■ What to work on
It is required that the lines from the top of the listing through the line with "9, 11, 8, 10, 9, 12];" be reproduced exactly, excluding pictures.

■ Data extract
▽
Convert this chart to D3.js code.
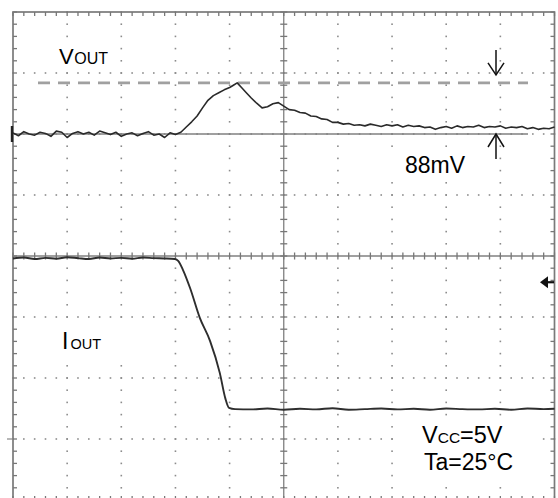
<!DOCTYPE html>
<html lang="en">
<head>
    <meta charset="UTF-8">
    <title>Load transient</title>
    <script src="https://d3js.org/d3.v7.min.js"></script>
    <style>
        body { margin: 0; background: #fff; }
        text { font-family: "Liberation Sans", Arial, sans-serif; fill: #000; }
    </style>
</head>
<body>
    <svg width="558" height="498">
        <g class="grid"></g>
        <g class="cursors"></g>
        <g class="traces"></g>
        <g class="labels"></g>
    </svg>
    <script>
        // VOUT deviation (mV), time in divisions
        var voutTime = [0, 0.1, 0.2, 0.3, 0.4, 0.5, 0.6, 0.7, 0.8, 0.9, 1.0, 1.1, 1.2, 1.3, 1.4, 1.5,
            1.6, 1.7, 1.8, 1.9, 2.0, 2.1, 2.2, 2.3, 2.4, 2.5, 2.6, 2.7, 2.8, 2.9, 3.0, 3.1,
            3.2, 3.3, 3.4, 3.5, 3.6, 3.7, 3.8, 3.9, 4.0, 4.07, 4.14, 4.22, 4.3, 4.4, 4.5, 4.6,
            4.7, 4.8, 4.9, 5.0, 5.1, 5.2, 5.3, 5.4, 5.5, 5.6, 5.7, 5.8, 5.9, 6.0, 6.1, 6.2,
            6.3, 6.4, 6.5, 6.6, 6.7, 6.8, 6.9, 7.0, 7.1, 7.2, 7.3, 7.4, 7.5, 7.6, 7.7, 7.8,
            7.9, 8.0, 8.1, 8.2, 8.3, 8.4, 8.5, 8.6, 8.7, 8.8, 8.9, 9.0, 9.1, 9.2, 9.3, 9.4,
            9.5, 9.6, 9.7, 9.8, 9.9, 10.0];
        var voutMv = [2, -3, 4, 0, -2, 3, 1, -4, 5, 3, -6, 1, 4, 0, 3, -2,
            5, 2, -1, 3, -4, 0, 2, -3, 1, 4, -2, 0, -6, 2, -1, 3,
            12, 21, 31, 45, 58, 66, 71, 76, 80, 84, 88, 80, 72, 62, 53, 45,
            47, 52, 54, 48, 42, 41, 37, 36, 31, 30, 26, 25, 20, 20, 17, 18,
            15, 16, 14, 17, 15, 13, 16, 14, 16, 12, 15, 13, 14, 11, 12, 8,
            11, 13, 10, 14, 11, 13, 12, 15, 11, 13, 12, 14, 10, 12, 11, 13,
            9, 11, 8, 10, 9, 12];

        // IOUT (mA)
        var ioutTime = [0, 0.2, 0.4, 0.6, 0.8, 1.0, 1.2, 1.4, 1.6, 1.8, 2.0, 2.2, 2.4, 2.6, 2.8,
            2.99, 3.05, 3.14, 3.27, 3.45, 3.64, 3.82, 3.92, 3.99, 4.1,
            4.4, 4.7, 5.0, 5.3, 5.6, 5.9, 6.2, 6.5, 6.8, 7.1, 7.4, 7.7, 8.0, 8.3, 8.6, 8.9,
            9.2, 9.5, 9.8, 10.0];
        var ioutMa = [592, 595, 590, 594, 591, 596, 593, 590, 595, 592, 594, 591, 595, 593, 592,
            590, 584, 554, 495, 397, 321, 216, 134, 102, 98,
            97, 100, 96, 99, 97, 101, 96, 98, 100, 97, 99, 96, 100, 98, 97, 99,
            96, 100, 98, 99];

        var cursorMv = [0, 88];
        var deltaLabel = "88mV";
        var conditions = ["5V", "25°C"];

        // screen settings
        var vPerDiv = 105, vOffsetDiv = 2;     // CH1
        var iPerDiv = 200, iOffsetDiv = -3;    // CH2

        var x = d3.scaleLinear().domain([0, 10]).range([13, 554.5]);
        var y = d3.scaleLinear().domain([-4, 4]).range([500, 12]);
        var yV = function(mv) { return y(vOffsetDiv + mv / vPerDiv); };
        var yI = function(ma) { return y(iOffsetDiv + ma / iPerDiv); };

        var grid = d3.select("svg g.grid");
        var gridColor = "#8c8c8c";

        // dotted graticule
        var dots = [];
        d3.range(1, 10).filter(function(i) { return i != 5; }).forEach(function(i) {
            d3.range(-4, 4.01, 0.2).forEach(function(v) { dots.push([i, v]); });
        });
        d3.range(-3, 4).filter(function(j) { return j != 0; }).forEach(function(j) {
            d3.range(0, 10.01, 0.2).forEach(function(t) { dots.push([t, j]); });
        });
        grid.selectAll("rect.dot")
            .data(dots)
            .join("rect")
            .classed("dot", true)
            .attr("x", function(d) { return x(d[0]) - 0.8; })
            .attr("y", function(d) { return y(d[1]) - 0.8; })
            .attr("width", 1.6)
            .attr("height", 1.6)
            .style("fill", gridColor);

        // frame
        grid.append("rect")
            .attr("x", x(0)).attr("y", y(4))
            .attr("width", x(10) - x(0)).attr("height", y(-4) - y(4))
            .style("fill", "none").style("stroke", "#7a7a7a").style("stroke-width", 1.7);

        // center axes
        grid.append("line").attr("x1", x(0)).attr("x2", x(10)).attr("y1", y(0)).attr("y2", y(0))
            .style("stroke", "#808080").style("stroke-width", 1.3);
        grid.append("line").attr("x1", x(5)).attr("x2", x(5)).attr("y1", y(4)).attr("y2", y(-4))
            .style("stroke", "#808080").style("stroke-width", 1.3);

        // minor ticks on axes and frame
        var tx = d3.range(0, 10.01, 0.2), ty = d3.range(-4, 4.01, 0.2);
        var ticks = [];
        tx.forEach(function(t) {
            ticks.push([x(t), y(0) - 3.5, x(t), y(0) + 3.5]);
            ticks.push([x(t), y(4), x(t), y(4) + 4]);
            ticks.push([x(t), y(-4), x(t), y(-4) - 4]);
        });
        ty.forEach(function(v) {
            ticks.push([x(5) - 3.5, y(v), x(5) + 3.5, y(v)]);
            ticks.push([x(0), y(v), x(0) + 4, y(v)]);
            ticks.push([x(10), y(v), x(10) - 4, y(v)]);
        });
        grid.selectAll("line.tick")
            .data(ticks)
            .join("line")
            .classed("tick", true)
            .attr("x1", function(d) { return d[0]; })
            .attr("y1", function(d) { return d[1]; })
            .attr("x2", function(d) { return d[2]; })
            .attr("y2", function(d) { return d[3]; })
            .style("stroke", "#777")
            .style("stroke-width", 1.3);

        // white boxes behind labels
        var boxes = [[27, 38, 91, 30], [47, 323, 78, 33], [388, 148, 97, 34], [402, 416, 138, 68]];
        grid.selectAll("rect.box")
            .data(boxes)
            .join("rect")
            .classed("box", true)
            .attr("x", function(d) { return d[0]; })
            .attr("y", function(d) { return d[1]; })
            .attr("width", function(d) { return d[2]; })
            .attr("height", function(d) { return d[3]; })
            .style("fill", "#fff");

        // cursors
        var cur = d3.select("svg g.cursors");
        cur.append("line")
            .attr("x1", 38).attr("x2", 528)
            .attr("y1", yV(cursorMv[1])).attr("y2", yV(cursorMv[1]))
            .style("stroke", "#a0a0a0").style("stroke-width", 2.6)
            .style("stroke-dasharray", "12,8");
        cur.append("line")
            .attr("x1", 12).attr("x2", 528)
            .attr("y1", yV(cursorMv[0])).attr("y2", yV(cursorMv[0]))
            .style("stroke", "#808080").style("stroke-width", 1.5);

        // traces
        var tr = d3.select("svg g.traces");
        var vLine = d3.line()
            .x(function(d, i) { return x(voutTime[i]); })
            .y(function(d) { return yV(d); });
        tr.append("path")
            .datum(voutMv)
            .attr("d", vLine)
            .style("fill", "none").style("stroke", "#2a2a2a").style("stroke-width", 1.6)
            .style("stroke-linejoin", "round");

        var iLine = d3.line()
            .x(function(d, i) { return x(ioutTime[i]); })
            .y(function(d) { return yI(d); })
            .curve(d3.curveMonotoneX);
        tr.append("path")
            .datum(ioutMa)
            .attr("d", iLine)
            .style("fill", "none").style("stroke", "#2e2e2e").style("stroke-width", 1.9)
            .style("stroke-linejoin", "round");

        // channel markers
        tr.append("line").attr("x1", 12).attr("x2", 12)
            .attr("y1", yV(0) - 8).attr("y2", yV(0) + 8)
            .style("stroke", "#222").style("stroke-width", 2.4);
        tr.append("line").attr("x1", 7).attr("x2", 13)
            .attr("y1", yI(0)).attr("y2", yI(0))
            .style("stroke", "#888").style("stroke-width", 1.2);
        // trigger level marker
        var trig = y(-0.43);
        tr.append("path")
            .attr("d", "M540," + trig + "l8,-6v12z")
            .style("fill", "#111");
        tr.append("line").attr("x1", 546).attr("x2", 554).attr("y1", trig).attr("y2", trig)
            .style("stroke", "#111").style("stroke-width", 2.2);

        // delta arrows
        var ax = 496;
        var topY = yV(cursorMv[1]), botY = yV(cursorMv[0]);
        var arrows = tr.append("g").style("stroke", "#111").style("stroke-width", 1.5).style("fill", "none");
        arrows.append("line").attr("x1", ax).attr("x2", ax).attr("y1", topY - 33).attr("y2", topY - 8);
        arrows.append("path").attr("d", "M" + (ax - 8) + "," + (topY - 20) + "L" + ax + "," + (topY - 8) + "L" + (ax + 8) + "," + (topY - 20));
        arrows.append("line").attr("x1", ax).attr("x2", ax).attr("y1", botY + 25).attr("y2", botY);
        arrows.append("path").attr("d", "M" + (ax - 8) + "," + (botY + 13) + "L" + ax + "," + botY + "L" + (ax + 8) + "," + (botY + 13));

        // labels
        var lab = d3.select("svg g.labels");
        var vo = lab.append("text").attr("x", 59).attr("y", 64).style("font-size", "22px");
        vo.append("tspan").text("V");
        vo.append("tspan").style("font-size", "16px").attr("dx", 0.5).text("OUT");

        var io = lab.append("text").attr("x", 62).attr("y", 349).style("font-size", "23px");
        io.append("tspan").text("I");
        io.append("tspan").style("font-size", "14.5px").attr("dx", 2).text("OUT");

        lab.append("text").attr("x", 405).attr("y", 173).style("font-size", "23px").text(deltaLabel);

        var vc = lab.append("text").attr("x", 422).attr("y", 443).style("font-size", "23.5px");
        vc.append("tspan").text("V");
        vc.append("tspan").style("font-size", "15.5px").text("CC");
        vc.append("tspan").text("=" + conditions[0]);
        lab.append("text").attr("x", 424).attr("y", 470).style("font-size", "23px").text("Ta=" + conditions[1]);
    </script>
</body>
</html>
△
■ Result for this exercise
Convert this chart to D3.js code.
<!DOCTYPE html>
<html lang="en">
<head>
    <meta charset="UTF-8">
    <title>Load transient</title>
    <script src="https://d3js.org/d3.v7.min.js"></script>
    <style>
        body { margin: 0; background: #fff; }
        text { font-family: "Liberation Sans", Arial, sans-serif; fill: #000; }
    </style>
</head>
<body>
    <svg width="558" height="498">
        <g class="grid"></g>
        <g class="cursors"></g>
        <g class="traces"></g>
        <g class="labels"></g>
    </svg>
    <script>
        // VOUT deviation (mV), time in divisions
        var voutTime = [0, 0.1, 0.2, 0.3, 0.4, 0.5, 0.6, 0.7, 0.8, 0.9, 1.0, 1.1, 1.2, 1.3, 1.4, 1.5,
            1.6, 1.7, 1.8, 1.9, 2.0, 2.1, 2.2, 2.3, 2.4, 2.5, 2.6, 2.7, 2.8, 2.9, 3.0, 3.1,
            3.2, 3.3, 3.4, 3.5, 3.6, 3.7, 3.8, 3.9, 4.0, 4.07, 4.14, 4.22, 4.3, 4.4, 4.5, 4.6,
            4.7, 4.8, 4.9, 5.0, 5.1, 5.2, 5.3, 5.4, 5.5, 5.6, 5.7, 5.8, 5.9, 6.0, 6.1, 6.2,
            6.3, 6.4, 6.5, 6.6, 6.7, 6.8, 6.9, 7.0, 7.1, 7.2, 7.3, 7.4, 7.5, 7.6, 7.7, 7.8,
            7.9, 8.0, 8.1, 8.2, 8.3, 8.4, 8.5, 8.6, 8.7, 8.8, 8.9, 9.0, 9.1, 9.2, 9.3, 9.4,
            9.5, 9.6, 9.7, 9.8, 9.9, 10.0];
        var voutMv = [2, -3, 4, 0, -2, 3, 1, -4, 5, 3, -6, 1, 4, 0, 3, -2,
            5, 2, -1, 3, -4, 0, 2, -3, 1, 4, -2, 0, -6, 2, -1, 3,
            12, 21, 31, 45, 58, 66, 71, 76, 80, 84, 88, 80, 72, 62, 53, 45,
            47, 52, 54, 48, 42, 41, 37, 36, 31, 30, 26, 25, 20, 20, 17, 18,
            15, 16, 14, 17, 15, 13, 16, 14, 16, 12, 15, 13, 14, 11, 12, 8,
            11, 13, 10, 14, 11, 13, 12, 15, 11, 13, 12, 14, 10, 12, 11, 13,
            9, 11, 8, 10, 9, 12];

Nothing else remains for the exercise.